Data supplied -
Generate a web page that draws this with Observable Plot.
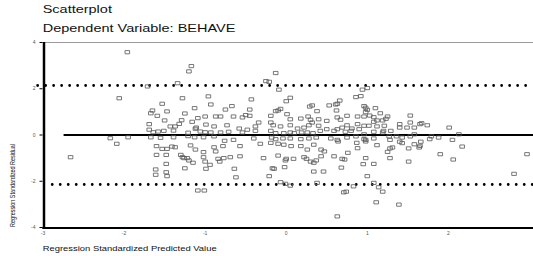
* * *
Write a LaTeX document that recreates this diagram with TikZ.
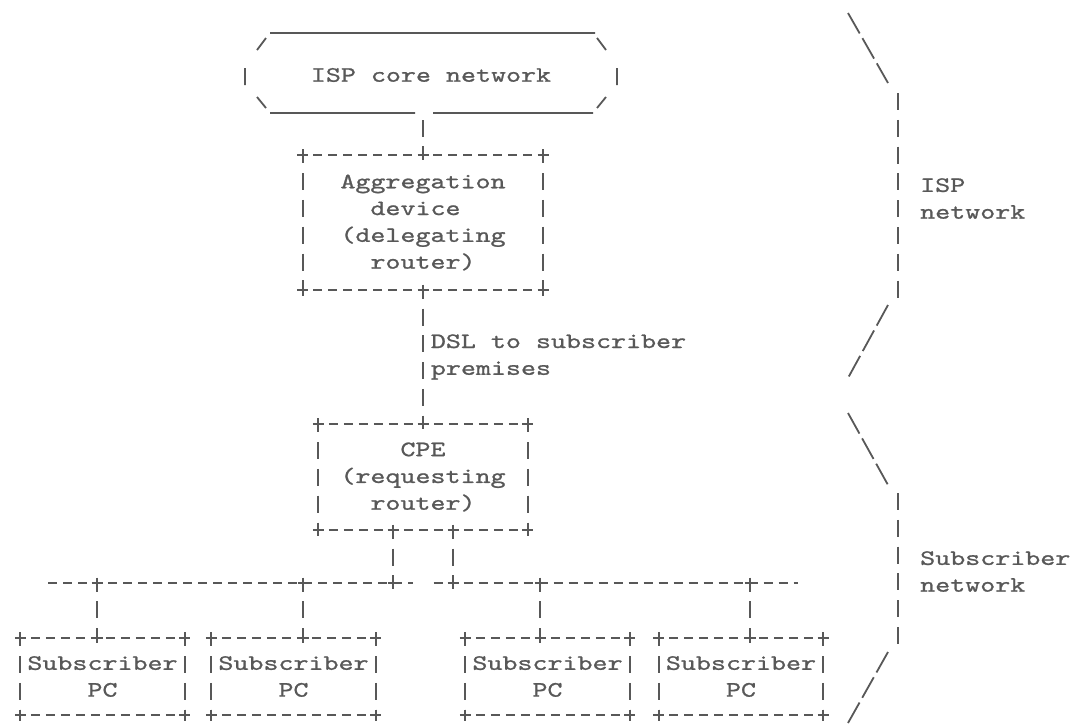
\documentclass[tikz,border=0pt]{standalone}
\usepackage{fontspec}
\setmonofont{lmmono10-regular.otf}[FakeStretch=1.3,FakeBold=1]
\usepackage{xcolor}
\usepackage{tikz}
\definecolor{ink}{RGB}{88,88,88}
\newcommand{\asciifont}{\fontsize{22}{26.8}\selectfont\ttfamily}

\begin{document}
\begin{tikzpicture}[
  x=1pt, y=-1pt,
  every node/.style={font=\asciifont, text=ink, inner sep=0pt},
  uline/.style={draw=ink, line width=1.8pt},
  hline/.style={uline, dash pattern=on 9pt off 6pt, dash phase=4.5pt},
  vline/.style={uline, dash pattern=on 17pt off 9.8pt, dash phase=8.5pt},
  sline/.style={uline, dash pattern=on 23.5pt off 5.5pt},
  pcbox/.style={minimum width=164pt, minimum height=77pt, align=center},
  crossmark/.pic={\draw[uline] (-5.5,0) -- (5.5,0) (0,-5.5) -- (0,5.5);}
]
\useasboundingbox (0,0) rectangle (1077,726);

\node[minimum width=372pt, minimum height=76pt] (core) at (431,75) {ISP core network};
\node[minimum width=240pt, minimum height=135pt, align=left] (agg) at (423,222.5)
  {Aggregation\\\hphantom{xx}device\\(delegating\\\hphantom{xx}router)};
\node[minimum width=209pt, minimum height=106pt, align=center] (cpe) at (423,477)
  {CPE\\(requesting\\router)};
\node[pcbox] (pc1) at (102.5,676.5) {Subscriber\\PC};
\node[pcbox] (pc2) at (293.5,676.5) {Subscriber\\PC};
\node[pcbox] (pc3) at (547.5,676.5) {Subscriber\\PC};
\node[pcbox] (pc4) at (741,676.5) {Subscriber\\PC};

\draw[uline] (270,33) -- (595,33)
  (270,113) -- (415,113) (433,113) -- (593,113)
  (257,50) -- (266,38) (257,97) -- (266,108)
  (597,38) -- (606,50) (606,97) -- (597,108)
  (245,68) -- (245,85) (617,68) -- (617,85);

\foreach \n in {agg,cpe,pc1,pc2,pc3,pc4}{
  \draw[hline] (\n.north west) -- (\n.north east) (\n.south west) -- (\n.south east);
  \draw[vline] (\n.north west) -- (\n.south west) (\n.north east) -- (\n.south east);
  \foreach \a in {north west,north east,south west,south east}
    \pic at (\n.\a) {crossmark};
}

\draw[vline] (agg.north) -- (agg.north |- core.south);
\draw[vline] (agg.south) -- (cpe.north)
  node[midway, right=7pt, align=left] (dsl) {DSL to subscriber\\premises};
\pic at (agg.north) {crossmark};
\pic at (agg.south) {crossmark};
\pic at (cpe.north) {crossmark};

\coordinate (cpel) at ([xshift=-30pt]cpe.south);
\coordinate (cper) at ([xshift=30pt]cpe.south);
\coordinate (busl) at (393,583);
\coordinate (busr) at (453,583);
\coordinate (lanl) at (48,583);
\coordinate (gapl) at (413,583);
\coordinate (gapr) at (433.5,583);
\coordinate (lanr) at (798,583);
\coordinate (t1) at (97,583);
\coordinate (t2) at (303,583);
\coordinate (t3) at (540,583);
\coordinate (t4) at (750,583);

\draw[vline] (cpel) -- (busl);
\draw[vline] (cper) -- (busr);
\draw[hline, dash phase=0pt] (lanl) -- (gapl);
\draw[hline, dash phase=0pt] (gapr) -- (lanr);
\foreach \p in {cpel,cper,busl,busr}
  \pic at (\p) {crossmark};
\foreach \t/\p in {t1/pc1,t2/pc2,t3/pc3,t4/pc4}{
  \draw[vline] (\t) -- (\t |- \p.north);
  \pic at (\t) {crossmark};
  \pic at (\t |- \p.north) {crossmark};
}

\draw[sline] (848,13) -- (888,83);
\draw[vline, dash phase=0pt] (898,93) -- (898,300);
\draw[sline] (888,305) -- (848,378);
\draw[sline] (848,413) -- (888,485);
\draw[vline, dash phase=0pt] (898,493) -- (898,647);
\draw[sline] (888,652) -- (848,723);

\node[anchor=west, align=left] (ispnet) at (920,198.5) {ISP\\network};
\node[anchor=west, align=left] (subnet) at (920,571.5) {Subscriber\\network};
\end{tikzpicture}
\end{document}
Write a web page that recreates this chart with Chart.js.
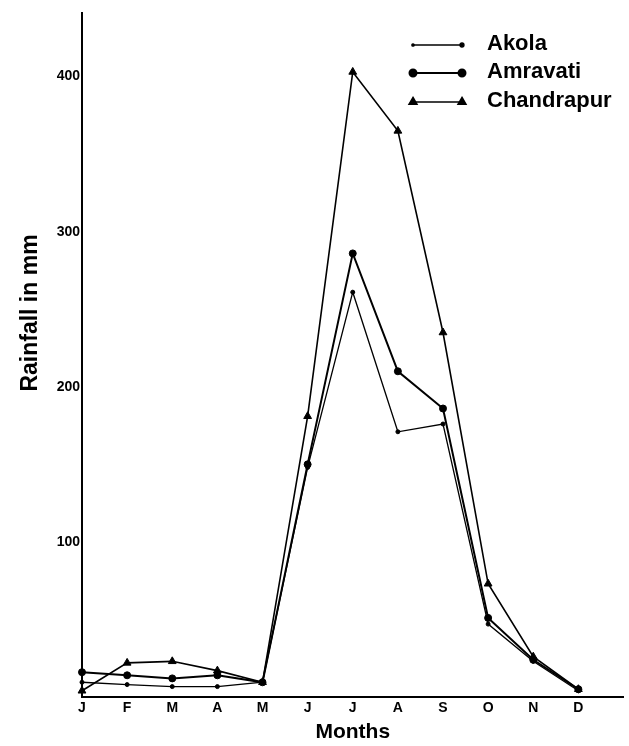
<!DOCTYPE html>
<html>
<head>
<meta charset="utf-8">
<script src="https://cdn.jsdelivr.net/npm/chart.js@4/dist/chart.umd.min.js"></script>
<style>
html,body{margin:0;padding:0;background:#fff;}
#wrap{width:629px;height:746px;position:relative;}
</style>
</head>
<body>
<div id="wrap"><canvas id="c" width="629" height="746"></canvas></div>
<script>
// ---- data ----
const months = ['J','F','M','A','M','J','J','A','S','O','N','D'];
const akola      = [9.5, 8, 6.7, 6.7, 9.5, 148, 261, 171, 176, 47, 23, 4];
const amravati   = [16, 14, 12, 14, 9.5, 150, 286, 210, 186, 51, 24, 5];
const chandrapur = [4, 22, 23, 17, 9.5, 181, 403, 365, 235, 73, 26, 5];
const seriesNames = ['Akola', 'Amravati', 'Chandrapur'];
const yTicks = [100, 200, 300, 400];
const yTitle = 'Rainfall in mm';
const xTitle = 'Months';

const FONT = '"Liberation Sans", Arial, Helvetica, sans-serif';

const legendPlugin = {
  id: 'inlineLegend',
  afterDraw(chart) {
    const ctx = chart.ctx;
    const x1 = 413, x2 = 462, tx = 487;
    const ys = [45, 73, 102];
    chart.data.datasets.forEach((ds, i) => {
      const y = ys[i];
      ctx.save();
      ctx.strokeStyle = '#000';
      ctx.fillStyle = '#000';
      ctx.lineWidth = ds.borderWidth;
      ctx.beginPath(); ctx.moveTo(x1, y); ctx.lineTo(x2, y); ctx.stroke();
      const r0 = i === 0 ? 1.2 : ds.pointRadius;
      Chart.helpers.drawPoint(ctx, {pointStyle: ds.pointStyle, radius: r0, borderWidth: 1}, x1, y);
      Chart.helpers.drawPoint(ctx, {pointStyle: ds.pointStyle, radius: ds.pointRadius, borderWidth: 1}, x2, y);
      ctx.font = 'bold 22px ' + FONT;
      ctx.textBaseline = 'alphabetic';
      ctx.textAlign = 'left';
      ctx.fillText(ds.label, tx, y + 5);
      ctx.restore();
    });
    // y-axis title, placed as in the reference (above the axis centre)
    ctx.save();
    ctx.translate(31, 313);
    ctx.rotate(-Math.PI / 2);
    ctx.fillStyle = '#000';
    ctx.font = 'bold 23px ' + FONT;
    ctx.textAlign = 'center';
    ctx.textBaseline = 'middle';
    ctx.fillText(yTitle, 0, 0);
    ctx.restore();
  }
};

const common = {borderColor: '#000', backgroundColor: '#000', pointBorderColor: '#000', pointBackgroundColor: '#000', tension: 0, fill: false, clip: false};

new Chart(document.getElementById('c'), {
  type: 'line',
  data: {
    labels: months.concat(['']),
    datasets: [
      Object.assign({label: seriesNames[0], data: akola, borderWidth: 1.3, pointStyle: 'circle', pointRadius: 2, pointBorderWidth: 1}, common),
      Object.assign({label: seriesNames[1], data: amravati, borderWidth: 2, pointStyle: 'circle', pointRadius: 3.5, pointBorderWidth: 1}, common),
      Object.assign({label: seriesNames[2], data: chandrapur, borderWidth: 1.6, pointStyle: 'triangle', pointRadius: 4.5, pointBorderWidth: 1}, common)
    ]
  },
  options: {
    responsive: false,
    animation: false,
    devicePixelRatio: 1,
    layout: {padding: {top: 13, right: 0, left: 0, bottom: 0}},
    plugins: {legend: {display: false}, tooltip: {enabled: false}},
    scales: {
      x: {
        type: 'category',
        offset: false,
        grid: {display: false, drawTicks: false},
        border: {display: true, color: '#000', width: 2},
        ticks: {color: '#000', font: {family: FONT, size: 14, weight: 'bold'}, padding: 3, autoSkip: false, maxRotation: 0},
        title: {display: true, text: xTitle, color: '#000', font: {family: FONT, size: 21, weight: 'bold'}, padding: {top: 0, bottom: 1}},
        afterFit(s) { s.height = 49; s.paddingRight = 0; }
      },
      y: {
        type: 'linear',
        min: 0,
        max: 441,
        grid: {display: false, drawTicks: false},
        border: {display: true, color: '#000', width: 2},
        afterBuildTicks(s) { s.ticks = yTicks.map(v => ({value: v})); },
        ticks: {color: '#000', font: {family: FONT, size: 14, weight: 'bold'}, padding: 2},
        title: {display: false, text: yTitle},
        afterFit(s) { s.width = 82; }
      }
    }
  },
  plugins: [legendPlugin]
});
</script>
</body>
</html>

Exercise task - Where a line in the material above holds "with", copy that line.

Solution for this task -
Generate a web page that draws this with Observable Plot.
Write a LaTeX document that recreates this diagram with TikZ.
Write a web page that recreates this chart with Chart.js.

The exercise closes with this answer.